Hx/History The original mechanic from Apocalypse World, Hx is heavily ingrained in the conversation of the game. From character creation, each character had a history score with each other, ranging from -3 to 3. If the score ever rolled over to 4 (in some cases, to -4), it would reset to zero and the character would get XP. Rather than reward specific ingame occurrences, changing Hx was based on answering a question at the end of a session: which character does your character know better, and why? This is not intended to directly spur behavior, rather to get players thinking about interactions ingame and what they mean. The XP award is recognition that developing relationships is worth rewarding, but that reward is much smaller, relatively speaking, than the time thinking about how character relationships are changing.
Cybercores Bonds... Cybercores version of this should create a Team Pool of a resource like Luck, Bonds? Which can be used for Manuavers like "Take a bullet" where someone takes a bullet for somoe else and the damage can be reduced by spending these Bond points...
Debts/Strings Debts and Strings are two names for a fairly common relationship mechanic in PbtA games. Through both pre-game prep as well as in-game events, characters can gather Debts, Strings, or other obligation tokens from PCs and sometimes NPCs. These can be traded in to compel that character to do something, and in the case of NPCs there is sometimes a reward for eliminating those tokens by honoring a debt.
CYbercore, Drawing from the Bond pull creates a Debt / String....
Speaking of influence…the Influence mechanic in Masks is a unique version of this. Rather than accumulating Strings, you either have Influence, or you don’t. You can spend this Influence much like spending Strings....

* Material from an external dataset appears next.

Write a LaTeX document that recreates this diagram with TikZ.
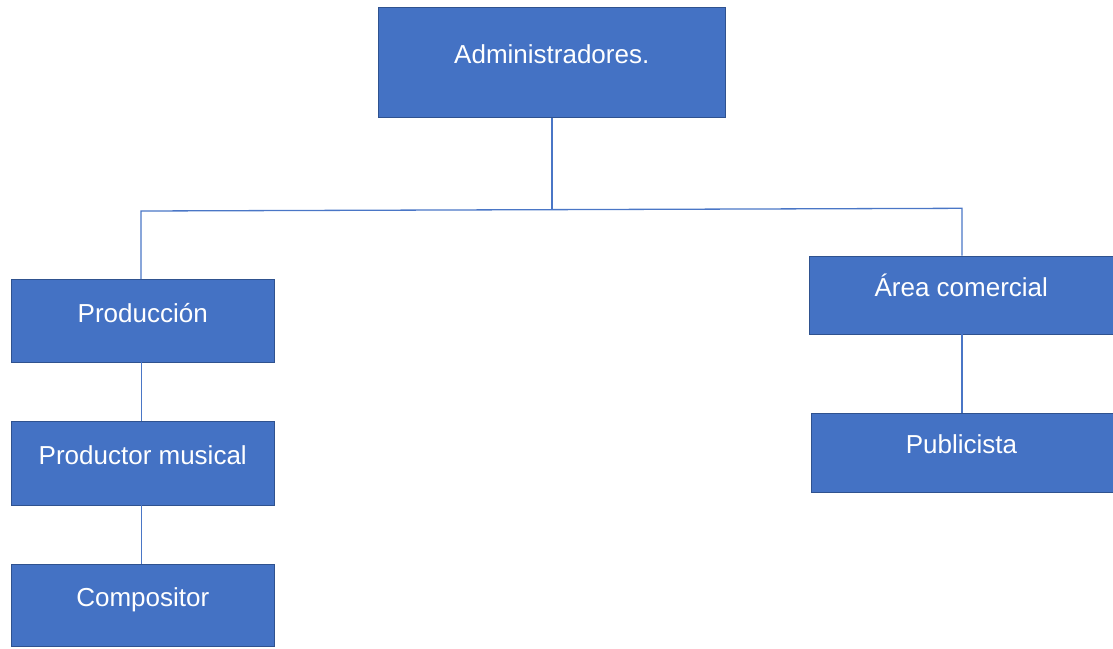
\documentclass[tikz,border=0pt]{standalone}
\usepackage{fontspec}
\setmainfont{Liberation Sans}
\definecolor{boxfill}{HTML}{4472C4}
\definecolor{boxedge}{HTML}{2F528F}
\definecolor{linec}{HTML}{4A76C6}
\begin{document}
\begin{tikzpicture}[x=1pt,y=-1pt,
  box/.style={draw=boxedge, line width=0.9pt, fill=boxfill, rectangle, inner sep=0pt},
  txt/.style={text=white, font=\fontsize{26}{30}\selectfont, yshift=8pt},
  conn/.style={draw=linec, line width=1.3pt}]
\useasboundingbox (0,0) rectangle (1113,648);
\node[box, minimum width=346.5pt, minimum height=110.5pt, label={[txt]center:Administradores.}] (admin) at (551.75,62.25) {};
\node[box, minimum width=263.5pt, minimum height=82.5pt, label={[txt]center:Producción}] (prod) at (142.75,320.75) {};
\node[box, minimum width=263.5pt, minimum height=83.3pt, label={[txt]center:Productor musical}] (prodmus) at (142.75,463.3) {};
\node[box, minimum width=263.5pt, minimum height=82.5pt, label={[txt,yshift=-3pt]center:Compositor}] (comp) at (142.75,605.25) {};
\node[box, minimum width=306.5pt, minimum height=78pt, label={[txt,xshift=-1.5pt,yshift=2pt]center:Área comercial}] (area) at (962.75,295) {};
\node[box, minimum width=305pt, minimum height=78.7pt, label={[txt,xshift=-2pt]center:Publicista}] (publ) at (963.5,452.6) {};
\coordinate (L) at (141,211);
\coordinate (R) at (962,208.3);
\coordinate (M) at (552,209.6);
\draw[conn] (admin.south -| M) -- (M);
\draw[conn] (L |- prod.north) -- (L) -- (R) -- (R |- area.north);
\draw[conn] (prod.south -| 141.5,0) -- (prodmus.north -| 141.5,0);
\draw[conn] (prodmus.south -| 141.5,0) -- (comp.north -| 141.5,0);
\draw[conn] (area.south -| R) -- (publ.north -| R);
\end{tikzpicture}
\end{document}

When ever you roll a Nat 1 your life flashes before your eyes and you gain a minor Flashback. You can only gain one flashback in this way. When ever you reach 0 HP and gain your first wound, your life flashes before your eyes and you gain one minor flashback. When you gain your 3rd wound you are close to death your life flashes before your eyes and you gain one minor flashback.

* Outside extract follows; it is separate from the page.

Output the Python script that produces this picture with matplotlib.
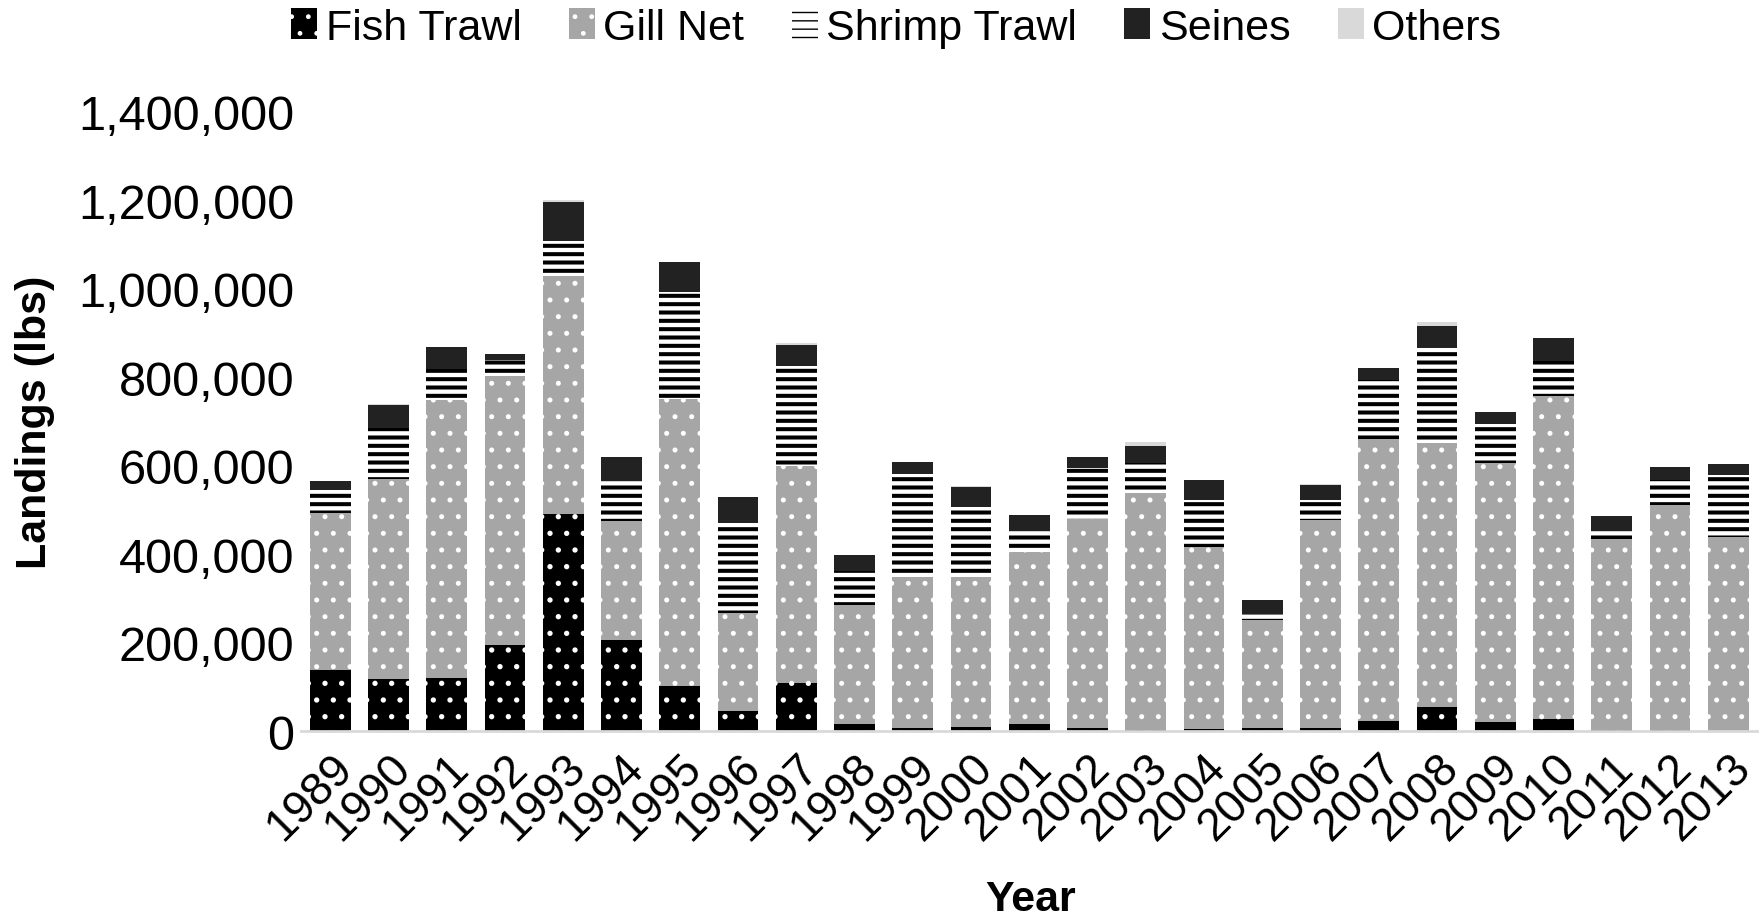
import numpy as np
import matplotlib.pyplot as plt
from matplotlib.ticker import StrMethodFormatter

plt.rcParams['font.family'] = ['Liberation Sans', 'DejaVu Sans']

years = [str(y) for y in range(1989, 2014)]

# landings in thousand lbs
fish_trawl = [137, 117, 120, 194, 491, 205, 102, 46, 109, 15, 6, 10, 15, 8, 3, 4, 6, 8, 22, 54, 20, 28, 2, 3, 0]
gill_net = [355, 453, 629, 609, 538, 269, 649, 221, 489, 269, 342, 338, 390, 472, 535, 412, 246, 469, 638, 597, 586, 730, 431, 508, 438]
shrimp_trawl = [53, 117, 70, 36, 79, 92, 241, 204, 228, 78, 233, 158, 46, 115, 68, 107, 13, 46, 134, 216, 87, 79, 20, 57, 141]
seines = [19, 50, 48, 14, 88, 53, 67, 58, 47, 36, 27, 45, 38, 25, 39, 45, 32, 33, 26, 48, 29, 52, 34, 28, 24]
others = [0, 3, 0, 0, 3, 0, 0, 0, 3, 0, 0, 3, 0, 0, 9, 0, 0, 2, 0, 9, 0, 0, 0, 0, 0]

series = [
    ("Fish Trawl", fish_trawl, dict(color="black", edgecolor="white", hatch=".")),
    ("Gill Net", gill_net, dict(color="#a6a6a6", edgecolor="white", hatch=".")),
    ("Shrimp Trawl", shrimp_trawl, dict(color="white", edgecolor="black", hatch="--")),
    ("Seines", seines, dict(color="#222222", edgecolor="#222222")),
    ("Others", others, dict(color="#d9d9d9", edgecolor="#d9d9d9")),
]
hatch_lw = {"Fish Trawl": 1.4, "Gill Net": 1.2, "Shrimp Trawl": 2.9, "Seines": 0.5, "Others": 0.5}

fig = plt.figure(figsize=(17.61, 9.2), dpi=100)
ax = fig.add_axes([0.171, 0.2043, 0.827, 0.6734])

x = np.arange(len(years))
bottom = np.zeros(len(years))
for name, vals, style in series:
    v = np.array(vals) * 1000.0
    with plt.rc_context({"hatch.linewidth": hatch_lw[name]}):
        bars = ax.bar(x, v, 0.7, bottom=bottom, label=name, linewidth=0, **style)
    for p in bars:
        if hasattr(p, "set_hatch_linewidth"):
            p.set_hatch_linewidth(hatch_lw[name])
    bottom += v

ax.set_xlim(-0.5, len(years) - 0.5)
ax.set_ylim(0, 1400000)
ax.set_yticks(np.arange(0, 1400001, 200000))
ax.yaxis.set_major_formatter(StrMethodFormatter("{x:,.0f}"))
ax.set_xticks(x)
ax.set_xticklabels(years, rotation=45, ha="right", rotation_mode="anchor")
ax.tick_params(axis="x", length=0, labelsize=33, pad=10)
ax.tick_params(axis="y", length=0, labelsize=35, pad=5)

for s in ["top", "right", "left"]:
    ax.spines[s].set_visible(False)
ax.spines["bottom"].set_color("#d9d9d9")
ax.spines["bottom"].set_linewidth(2)

ax.set_ylabel("Landings (lbs)", fontsize=31, fontweight="bold")
ax.yaxis.set_label_coords(-0.183, 0.5)
ax.yaxis.label.set_va("center")
ax.set_xlabel("Year", fontsize=31, fontweight="bold")
ax.xaxis.set_label_coords(0.501, -0.271)
ax.xaxis.label.set_va("center")

fig.legend(loc="center", bbox_to_anchor=(0.509, 0.969), ncol=5, frameon=False,
           fontsize=31, handlelength=0.6, handleheight=0.7, handletextpad=0.2,
           columnspacing=1.1)

fig.savefig("out.png", dpi=100)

You can have a maximum of 2 Minor flashbacks, when you would gain a 3rd minor flashback you instead gain a Major Flashback and your minor flashbacks reset to 0.
You cannot gain flashbacks while you have a Major Flashback.
Consider adding MAP to the Attacks. This can be worked into multishots from guns, Duel Weliding pistols and large weapon Manourvers.
Add a tag "Snapshot" so the sniper rifiles, if the palyer moves in the same turn as shooting they gain a double Bane.
I'm considering adding a MAP mechanic to CYBERCORE due to the rule "The Players go first" (unless ambushed)
Allow characters to pick from a General pool of Hindrances and Edges, on a 1 for 1 basis.
Players can use a "flashback" mechanic when dying on there turn. When dieing you don't fall unconscious you're are barely conscious and unable to do any thing other than whisper.
Broken : std broken quality 0 gear. Broken - Crushed: item has been crushed required a molecular alignment tool to repair. Broken - Shattered: item has been shattered requires programable matter to repair 10% of item weight. Broken - Destroyed: Item has been reduced to cosmic dust or disintegrated, it's unrecoverable.